In opinion issued by Justice Clarence Thomas, the court said that failing to take down posts by terrorists isn't the kind of intentional assistance that would establish liability for aiding and abetting terrorism.

“There is no allegation that the plat­forms here do more than transmit information by billions of people, most of whom use the platforms for interactions that once took place via mail, on the phone, or in public ar­eas,” Thomas wrote. “The fact that some bad actors took advantage of these platforms is insufficient to state a claim that defendants knowingly gave substantial assistance and thereby aided and abetted those wrongdoers’ acts.”

The ruling reversed a decision issued by the 9th Circuit Court of Appeals, which said victims of a January 2017 Islamic State attack at the Reina nightclub in Istanbul could proceed with a claim that the companies violated the Anti-Terrorism Act.

That law enables people harmed by international terrorism to sue anyone who knowingly provides substantial assistance to foreign terrorist organizations.

The family's theory was that the social media companies assisted terrorists by failing to take down their posts and, in some cases, recommending terrorists' posts to other users. 

U.S. District Court Judged Edward Chen in the Northern District of California dismissed the lawsuit on the grounds that the allegations, even if proven true, wouldn't show the companies violated the Anti-Terrorism Act.

The family appealed to the 9th Circuit Court of Appeals, which reinstated the claims, writing that the complaint's allegations, if true, could prove that the platforms aided and abetted terrorism.

The tech companies then appealed to the Supreme Court, arguing that failing to police the use of “routine services” that are available to the public isn't aiding and abetting terrorism.

The Supreme Court agreed with the tech companies.
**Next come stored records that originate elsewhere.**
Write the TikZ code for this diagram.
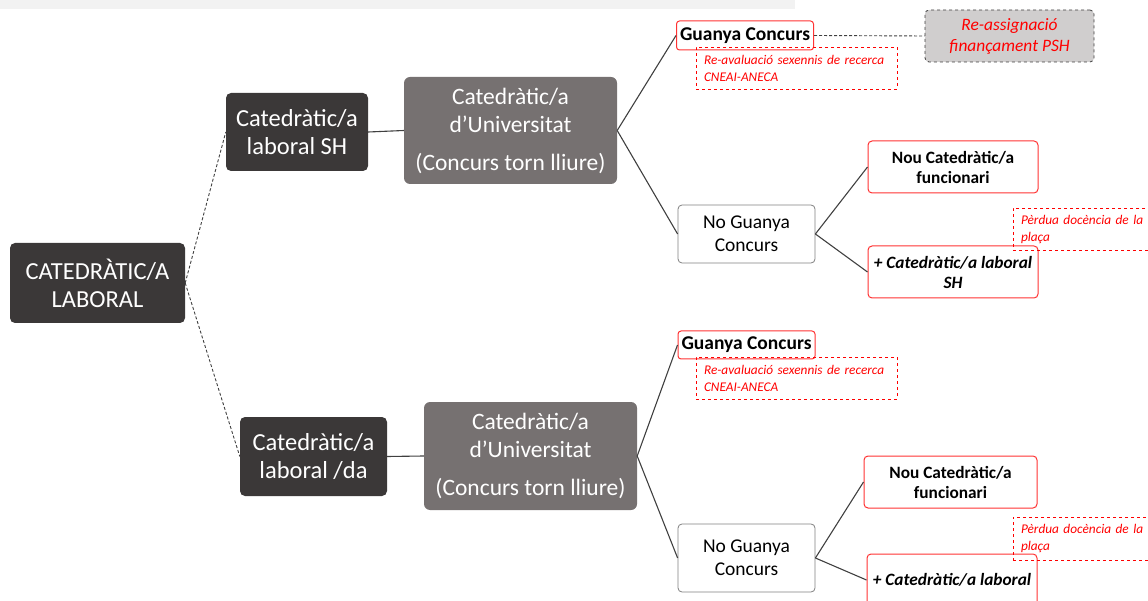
\documentclass[tikz,border=0pt]{standalone}
\usepackage{fontspec}
\setmainfont{Carlito}
\definecolor{boxdark}{HTML}{3B3838}
\definecolor{boxgrey}{HTML}{767171}
\definecolor{pshfill}{HTML}{D0CECE}
\definecolor{barfill}{HTML}{F2F2F2}
\definecolor{linegrey}{HTML}{404040}

\begin{document}
\begin{tikzpicture}[x=1pt,y=-1pt,
	darkbox/.style={fill=boxdark, rounded corners=5pt, text=white, align=center, inner sep=0pt, font=\fontsize{24.5}{28}\selectfont},
	univbox/.style={fill=boxgrey, rounded corners=6pt, text=white, align=center, inner sep=0pt, minimum width=213, font=\fontsize{23.5}{28}\selectfont},
	winbox/.style={draw=red!80, line width=1pt, rounded corners=3pt, fill=white, inner sep=0pt, minimum width=137, font=\bfseries\fontsize{19.5}{22}\selectfont},
	losebox/.style={draw=gray, line width=0.8pt, rounded corners=4pt, fill=white, align=center, inner sep=0pt, minimum width=137, font=\fontsize{19.5}{23}\selectfont},
	resbox/.style={draw=red!80, line width=1pt, rounded corners=4pt, fill=white, align=center, inner sep=0pt, minimum height=52, font=\bfseries\fontsize{17.3}{20}\selectfont},
	notebox/.style={draw=red, dashed, line width=0.7pt, text=red, align=left, inner sep=0pt, font=\itshape\fontsize{13.3}{17}\selectfont},
	pshbox/.style={draw=linegrey, dashed, line width=0.8pt, fill=pshfill, rounded corners=4pt, text=red, align=center, inner sep=0pt, font=\itshape\fontsize{17.4}{21}\selectfont},
	link/.style={draw=linegrey, line width=1.1pt},
	dlink/.style={draw=linegrey, line width=0.9pt, dash pattern=on 3pt off 2pt}]
	\useasboundingbox (0,0) rectangle (1148,601);
	\fill[barfill] (0,0) rectangle (795,9);

	% arrel
	\node[darkbox, minimum width=175, minimum height=80] (root) at (97.5,283) {CATEDRÀTIC/A\\LABORAL};

	% branca superior
	\node[darkbox, minimum width=142, minimum height=78] (labsh) at (297,132) {Catedràtic/a\\laboral SH};
	\node[univbox, minimum height=107] (univa) at (510.5,130.5) {Catedràtic/a\\d’Universitat\\[10pt](Concurs torn lliure)};
	\node[winbox, minimum height=29] (guanyaa) at (745,35.5) {Guanya Concurs};
	\node[notebox, minimum width=201, minimum height=42, text width=185] (notea) at (796.5,68) {Re-avaluació sexennis de recerca\\CNEAI-ANECA};
	\node[pshbox, minimum width=169, minimum height=52] (psh) at (1009.5,36) {Re-assignació\\finançament PSH};
	\node[losebox, minimum height=58] (noa) at (746.5,234) {No Guanya\\Concurs};
	\node[resbox, minimum width=170] (noua) at (953,167) {Nou Catedràtic/a\\funcionari};
	\node[resbox, minimum width=170] (plusa) at (953,272) {\itshape + Catedràtic/a laboral\\\itshape SH};
	\node[notebox, minimum width=150, minimum height=42, text width=134] (perda) at (1088,229) {Pèrdua docència de la\\plaça};

	% branca inferior
	\node[darkbox, minimum width=147, minimum height=79] (labda) at (313.5,456.5) {Catedràtic/a\\laboral /da};
	\node[univbox, minimum height=108] (univb) at (530.5,456) {Catedràtic/a\\d’Universitat\\[10pt](Concurs torn lliure)};
	\node[winbox, minimum height=28] (guanyab) at (746.5,345) {Guanya Concurs};
	\node[notebox, minimum width=201, minimum height=42, text width=185] (noteb) at (796.5,378) {Re-avaluació sexennis de recerca\\CNEAI-ANECA};
	\node[losebox, minimum height=68] (nob) at (746.5,558) {No Guanya\\Concurs};
	\node[resbox, minimum width=173] (noub) at (950.5,482) {Nou Catedràtic/a\\funcionari};
	\node[resbox, minimum width=170] (plusb) at (952,580) {\itshape + Catedràtic/a laboral};
	\node[notebox, minimum width=150, minimum height=43, text width=134] (perdb) at (1088,538.5) {Pèrdua docència de la\\plaça};

	% connectors
	\draw[dlink] (root.east) -- (labsh.west);
	\draw[dlink] (root.east) -- (labda.west);
	\draw[link] (labsh.east) -- (univa.west);
	\draw[link] (labda.east) -- (univb.west);
	\draw[link] (univa.east) -- (guanyaa.west);
	\draw[link] (univa.east) -- (noa.west);
	\draw[link] (univb.east) -- (guanyab.west);
	\draw[link] (univb.east) -- (nob.west);
	\draw[link] (noa.east) -- (noua.west);
	\draw[link] (noa.east) -- (plusa.west);
	\draw[link] (nob.east) -- (noub.west);
	\draw[link] (nob.east) -- (plusb.west);
	\draw[dlink] (guanyaa.east) -- (psh.west);
\end{tikzpicture}
\end{document}
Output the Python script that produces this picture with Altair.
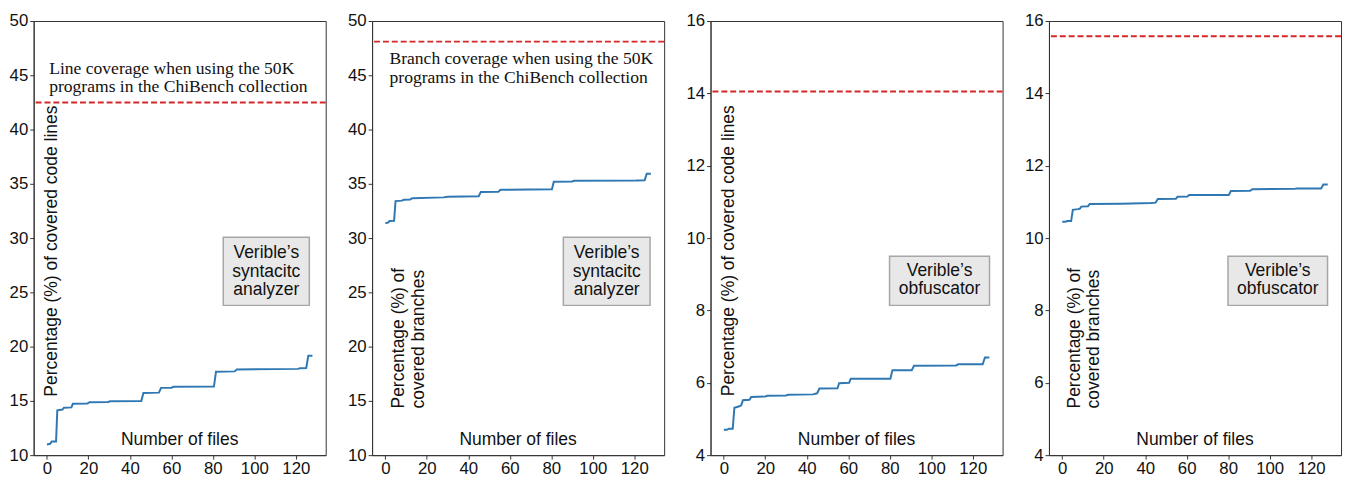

“As alleged by plaintiffs, de­fendants designed virtual platforms and knowingly failed to do 'enough' to remove ISIS-affiliated users and ISIS-related content -- out of hundreds of millions of users world­wide and an immense ocean of content -- from their plat­forms,” Thomas wrote. “Yet, plaintiffs have failed to allege that defendants intentionally provided any substantial aid to the Reina at­tack or otherwise consciously participated in the Reina attack -- much less that defendants so pervasively and sys­temically assisted ISIS as to render them liable for every ISIS attack.”

Thomas also wrote that even if the companies used algorithms to recommend terrorist videos, those recommendations didn't constitute aiding and abetting terrorism.

“The algorithms appear agnostic as to the nature of the content, matching any content (including ISIS’ content) with any user who is more likely to view that content,” he wrote. “The fact that these algorithms matched some ISIS content with some users thus does not convert defendants’ passive assistance into active abetting.”

The matter was one of two cases to come before the Supreme Court this year regarding tech companies' liability for terrorism. The other case centered on Google's potential liability for allegedly recommending videos posted by ISIS members.

That case was brought by the family of Nohemi Gonzalez, a California State University student who was killed in a terror attack in Paris.

Google argued it was protected by Section 230 of the Communications Decency Act, which shields companies from lawsuits over material posted by third parties.

The 9th Circuit sided with Google in that matter, ruling that Section 230 of the Communications Act immunizes Google from liability for users' content, as well as for recommending users' posts.

The family then appealed to the Supreme Court, arguing that Section 230 shouldn't protect companies over their recommendations.

The Supreme Court dodged that question Thursday. Instead, the court sent the lawsuit back to the 9th Circuit, but indicated that the matter should be dismissed for the same reasons as the lawsuit over the Reina attack.